By John Richardson
WHEN the tide eventually goes out, we will find out who has been swimming naked.
This will also be the case in several emerging markets, ex-China, when the Fed eventually draws down its stimulus.
Hot money seeking higher returns has flowed into India, Indonesia, Thailand, the Philippines and Malaysia, for example, thanks to quantitative easing.
In chapter 3 of our book, Boom, Gloom & The New Normal, we discuss how some journalists and analysts looked for long-term fundamentals behind the 2005-2008 surge in crude-oil prices, after the speculative money had flowed in. In reality, though, oil only went up because of the hot money. The record high prices we saw until the September 2008 crash had little to do with actual supply and demand.
To some extent, the same applies to certain emerging markets outside China (and, of course, China has its own set of problems).

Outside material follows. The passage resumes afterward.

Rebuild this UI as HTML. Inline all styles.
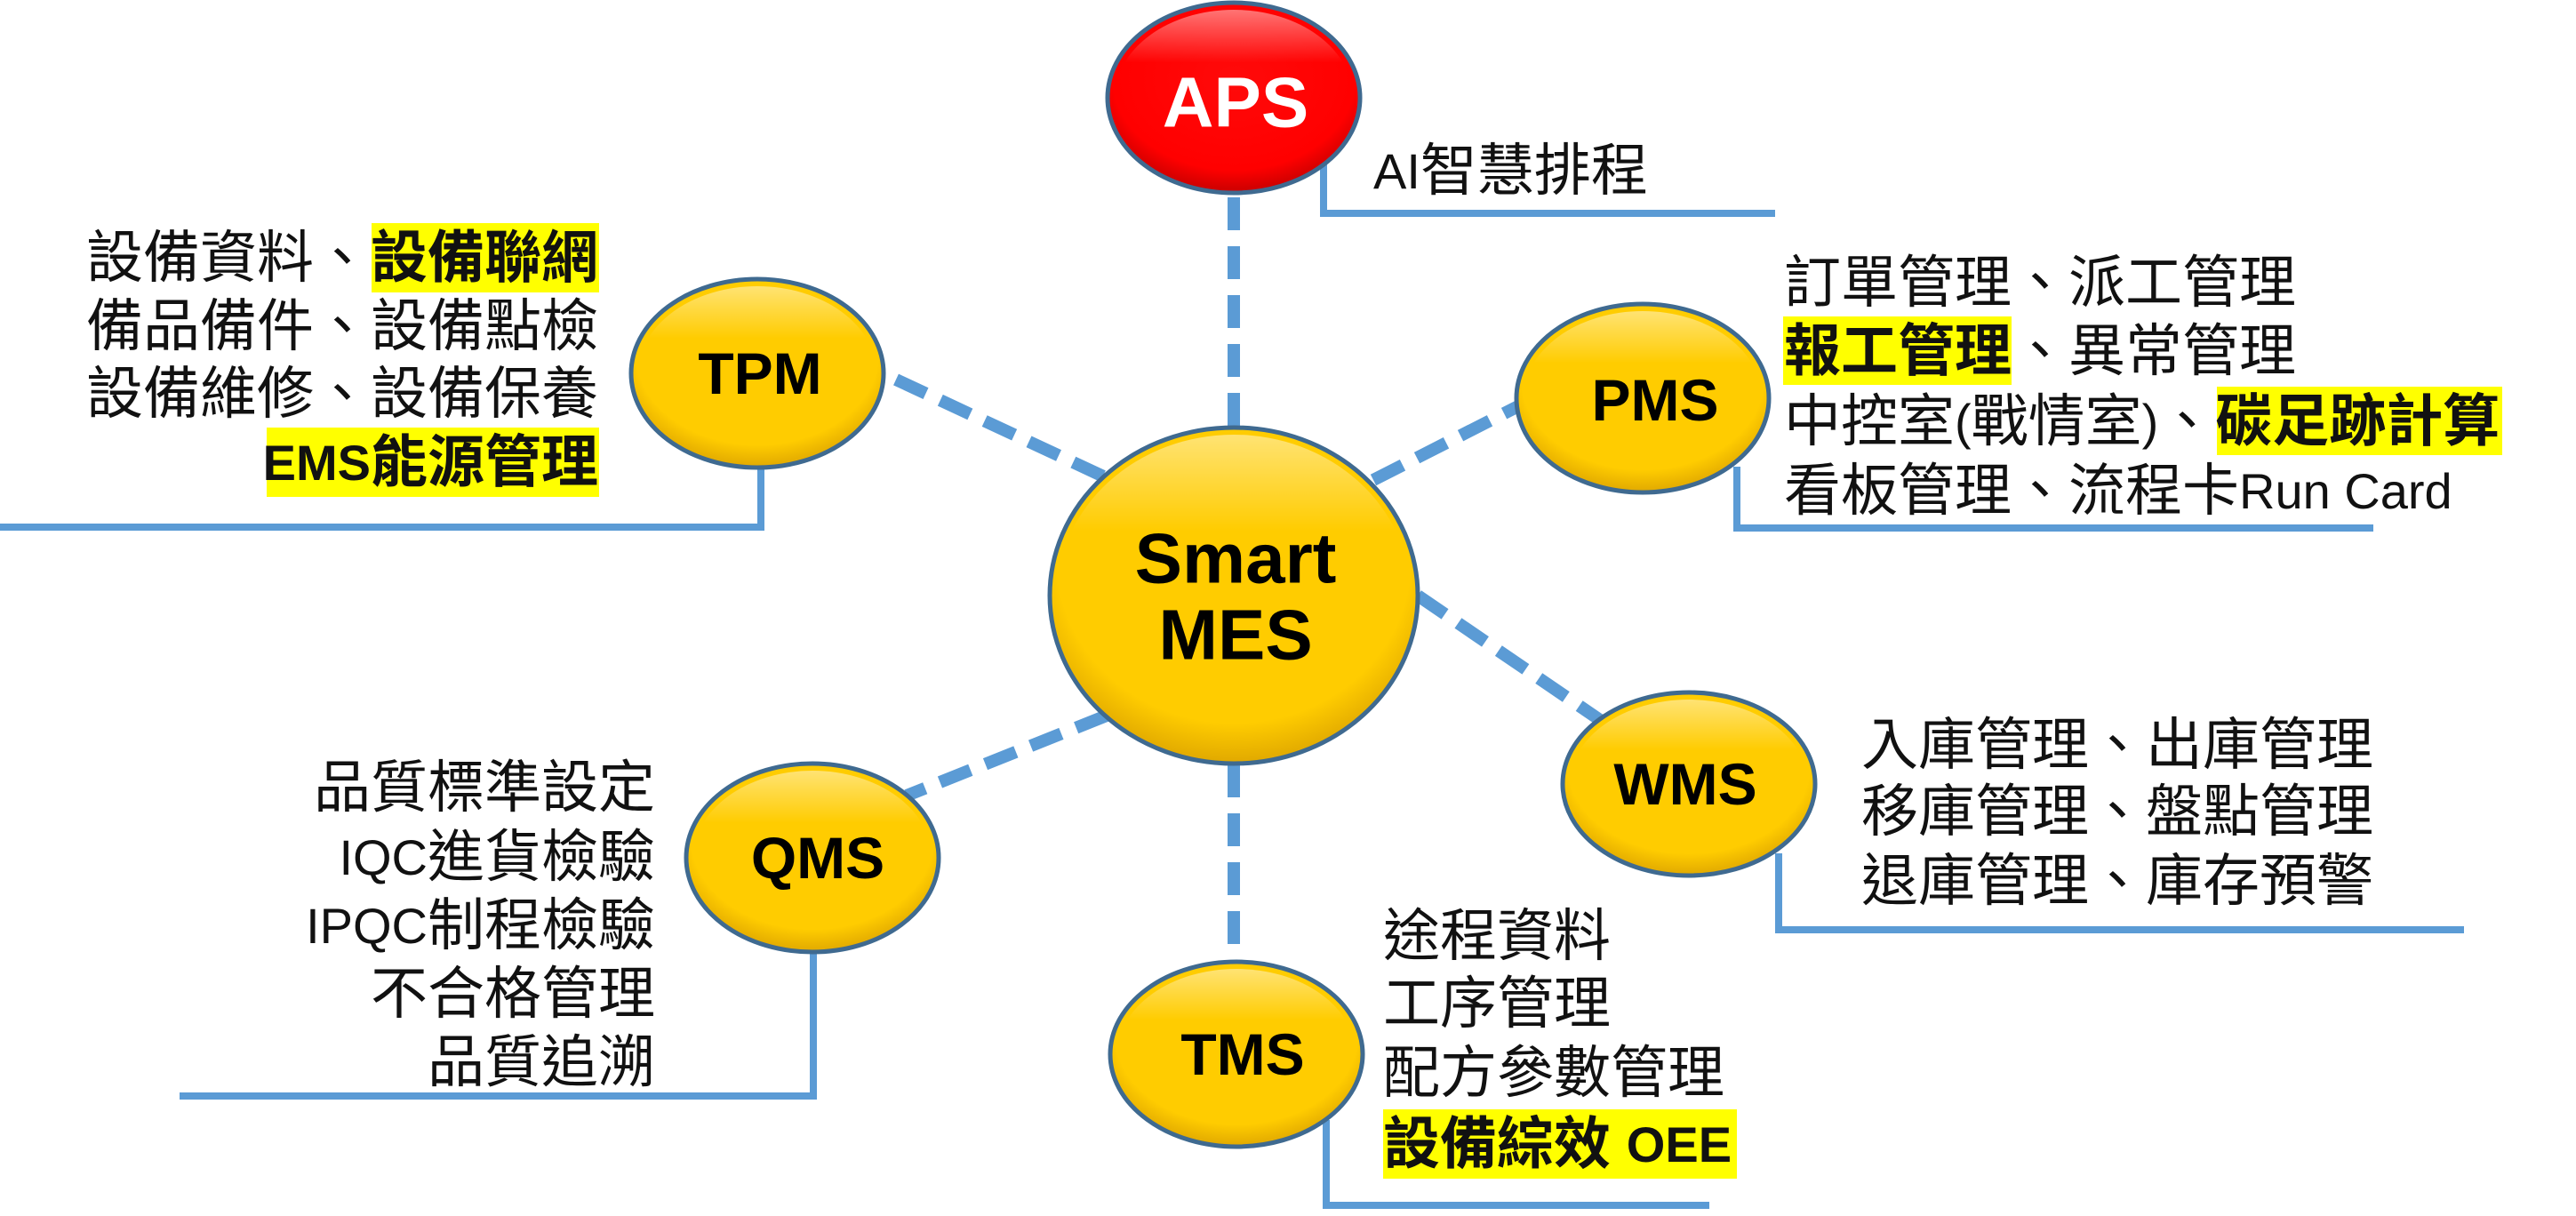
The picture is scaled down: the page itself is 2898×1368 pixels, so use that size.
<!DOCTYPE html>
<html><head><meta charset="utf-8"><style>
html,body{margin:0;padding:0;background:#fff;}
svg{display:block;}
text{font-family:"Liberation Sans","Noto Sans CJK TC",sans-serif;}
.t{font-size:64px;fill:#111;dominant-baseline:central;}
.b{font-weight:bold;}
.l{font-size:56px;}
.lab{font-weight:bold;fill:#000;text-anchor:middle;dominant-baseline:central;}
</style></head><body>
<svg width="2898" height="1368" viewBox="0 0 2898 1368" xmlns="http://www.w3.org/2000/svg">
<defs>
<radialGradient id="gy" cx="50%" cy="40%" r="60%">
<stop offset="0" stop-color="#ffcc00"/><stop offset="0.8" stop-color="#ffcc00"/><stop offset="1" stop-color="#e0a800"/>
</radialGradient>
<radialGradient id="gr" cx="50%" cy="40%" r="60%">
<stop offset="0" stop-color="#ff0a0a"/><stop offset="0.8" stop-color="#ff0000"/><stop offset="1" stop-color="#c80000"/>
</radialGradient>
<linearGradient id="hl" x1="0" y1="0" x2="0" y2="1">
<stop offset="0" stop-color="#ffffff" stop-opacity="0.45"/><stop offset="0.3" stop-color="#ffffff" stop-opacity="0"/>
</linearGradient>
</defs>

<g stroke="#5b9bd5" stroke-width="14" stroke-dasharray="37 18" fill="none">
<line x1="1388" y1="222" x2="1388" y2="482"/>
<line x1="1388" y1="860" x2="1388" y2="1082"/>
<line x1="1008" y1="427" x2="1250" y2="540"/>
<line x1="1545" y1="540" x2="1712" y2="455"/>
<line x1="1595" y1="670" x2="1800" y2="810"/>
<line x1="1245" y1="805" x2="1020" y2="895"/>
</g>

<g stroke="#5b9bd5" stroke-width="8" fill="none">
<polyline points="1489,185 1489,240 1997,240"/>
<polyline points="856,500 856,593 0,593"/>
<polyline points="915,1050 915,1233 202,1233"/>
<polyline points="1954,525 1954,594 2670,594"/>
<polyline points="2001,960 2001,1046 2772,1046"/>
<polyline points="1492,1260 1492,1356 1923,1356"/>
</g>

<g stroke="#3f6a90" stroke-width="5">
<ellipse cx="1388" cy="110" rx="142" ry="107" fill="url(#gr)"/>
<ellipse cx="1388" cy="670" rx="207" ry="189" fill="url(#gy)"/>
<ellipse cx="852" cy="420" rx="142" ry="106" fill="url(#gy)"/>
<ellipse cx="914" cy="965" rx="142" ry="106" fill="url(#gy)"/>
<ellipse cx="1848" cy="448" rx="142" ry="106" fill="url(#gy)"/>
<ellipse cx="1900" cy="882" rx="142" ry="103" fill="url(#gy)"/>
<ellipse cx="1391" cy="1186" rx="142" ry="104" fill="url(#gy)"/>
</g>
<g fill="url(#hl)">
<ellipse cx="1388" cy="110" rx="134" ry="99"/>
<ellipse cx="1388" cy="670" rx="199" ry="181"/>
<ellipse cx="852" cy="420" rx="134" ry="98"/>
<ellipse cx="914" cy="965" rx="134" ry="98"/>
<ellipse cx="1848" cy="448" rx="134" ry="98"/>
<ellipse cx="1900" cy="882" rx="134" ry="95"/>
<ellipse cx="1391" cy="1186" rx="134" ry="96"/>
</g>

<text class="lab" x="1390" y="115" font-size="80" style="fill:#fff">APS</text>
<text class="lab" x="1390" y="628" font-size="80">Smart</text>
<text class="lab" x="1390" y="714" font-size="80">MES</text>
<text class="lab" x="855" y="420" font-size="66">TPM</text>
<text class="lab" x="920" y="965" font-size="66">QMS</text>
<text class="lab" x="1862" y="450" font-size="66">PMS</text>
<text class="lab" x="1896" y="882" font-size="66">WMS</text>
<text class="lab" x="1398" y="1186" font-size="66">TMS</text>

<g fill="#ffff00">
<rect x="418" y="251" width="256" height="78"/>
<rect x="300" y="481" width="374" height="78"/>
<rect x="2006" y="356" width="257" height="77"/>
<rect x="2494" y="435" width="321" height="77"/>
<rect x="1556" y="1248" width="398" height="78"/>
</g>

<text class="t" x="1545" y="192"><tspan class="l">AI</tspan>智慧排程</text>

<text class="t" x="673" y="290" text-anchor="end">設備資料、<tspan class="b">設備聯網</tspan></text>
<text class="t" x="673" y="367" text-anchor="end">備品備件、設備點檢</text>
<text class="t" x="673" y="443" text-anchor="end">設備維修、設備保養</text>
<text class="t b" x="673" y="520" text-anchor="end"><tspan class="l">EMS</tspan>能源管理</text>

<text class="t" x="737" y="886" text-anchor="end">品質標準設定</text>
<text class="t" x="737" y="964" text-anchor="end"><tspan class="l">IQC</tspan>進貨檢驗</text>
<text class="t" x="737" y="1041" text-anchor="end"><tspan class="l">IPQC</tspan>制程檢驗</text>
<text class="t" x="737" y="1118" text-anchor="end">不合格管理</text>
<text class="t" x="737" y="1195" text-anchor="end">品質追溯</text>

<text class="t" x="2007" y="318">訂單管理、派工管理</text>
<text class="t" x="2007" y="395"><tspan class="b">報工管理</tspan>、異常管理</text>
<text class="t" x="2007" y="474">中控室<tspan class="l">(</tspan>戰情室<tspan class="l">)</tspan>、<tspan class="b">碳足跡計算</tspan></text>
<text class="t" x="2007" y="552">看板管理、流程卡<tspan class="l">Run Card</tspan></text>

<text class="t" x="2094" y="838">入庫管理、出庫管理</text>
<text class="t" x="2094" y="913">移庫管理、盤點管理</text>
<text class="t" x="2094" y="991">退庫管理、庫存預警</text>

<text class="t" x="1556" y="1053">途程資料</text>
<text class="t" x="1556" y="1129">工序管理</text>
<text class="t" x="1556" y="1207">配方參數管理</text>
<text class="t b" x="1556" y="1287">設備綜效 <tspan class="l">OEE</tspan></text>
</svg>
</body></html>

The long-term opportunities in all of these countries remain tremendous, but the hot money has led to deep structural problems being overlooked.
Now in India, though, as speculative money flows in the opposite direction, more and more people are, rather belatedly, asking the question “Will the country ever have the politicians it needs to achieve its economic potential?”
Indonesia has many solid reasons for long-term confidence. But, again, the speculative money has very probably led to people largely ignoring unresolved issues, such as lack of investment in infrastructure.
And, ironically, the Indonesian government is struggling with the social, economic and political consequences of a reform hastened by quantitative easing: Unwinding fuel subsidies.
If Fed policy hadn’t once again badly distorted oil prices, by raising them way beyond the fundamentals of supply and demand post-2008, Indonesia might have had more time to enact such a difficult reform. The chart above, from this article in The Economist, explains why Indonesia is in a hurry.
The other worry, of course, is that speculative funds have created property and other asset bubbles in countries such as Indonesia and Thailand that could very quickly go pop as money moves in the opposite direction.
The most exposed, according to this article in The Financial Times, are “countries current account deficits: those that buy more from foreigners than they sell, and need international capital to bridge the difference. That list is now a long one.”
When we eventually find out who has been swimming naked, some of the new cracker and refinery-petrochemicals projects in Southeast Asia may well be shelved.